Natives Olivenöl extra ist die höchste Güteklasse, die in der EU gehandelt wird. "Sie ist die marktbedeutendste Kategorie, aber auch jene, für die die höchsten Anforderungen gelten", erklärt Rehlender. "Diese Öle dürfen ausschließlich mit mechanischen Verfahren wie Pressen oder Zentrifugen gewonnen werden", beschreibt die Projektleiterin die gesetzlichen Vorgaben. Dass nicht jedes Olivenöl, auf dem "extra nativ" oben steht, diese Qualitätskriterien erfüllt, scheint sich wie ein roter Faden durchzuziehen: "Bereits im April 1999 segelte die Hälfte der damals 20 untersuchten Öle unter falscher Flagge und wurde mit mangelhaft bewertet", so Rehlender. Hauptkritikpunkte waren damals wie auch heute: starke sensorische Fehler wie ranzig, stichig oder modrig und unerlaubte Wärmebehandlung.

Als unerklärliches Rätsel bezeichnen die Stiftung-Warentest-Experten auch die Preise für die nativen Olivenöle: Ein Olivenbaum trägt etwa 20 Kilogramm Früchte, das entspricht etwa vier Liter Öl.
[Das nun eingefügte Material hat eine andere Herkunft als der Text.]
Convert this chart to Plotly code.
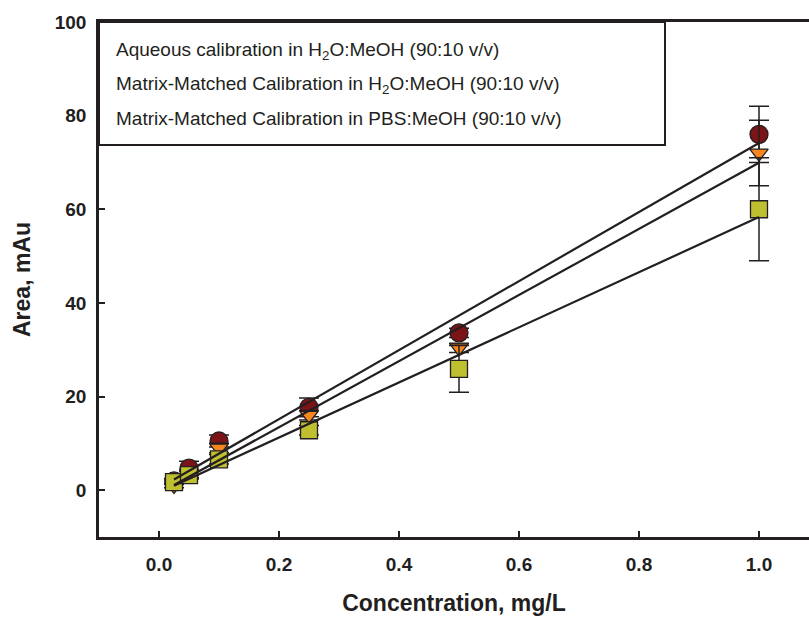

Geerntet wird vielfach per Hand. Das allein koste rund 2,30 Euro pro Liter. Nicht eingerechnet sind dann noch Kosten für die Baumpflege, Verarbeitung, Abfüllung und den Transport. Die EU-Subvention betrug 2003/2004 zwei Milliarden Euro pro Jahr. Das entspricht bis zu 1,30 Euro pro Liter. Die günstigsten Öle werden allerdings schon für 3,45 Euro angeboten. "Wie die Anbieter das Kunststück vollbringen, das Olivenöl so günstig anzubieten, bleibt ihr Geheimnis", meint Kaftan.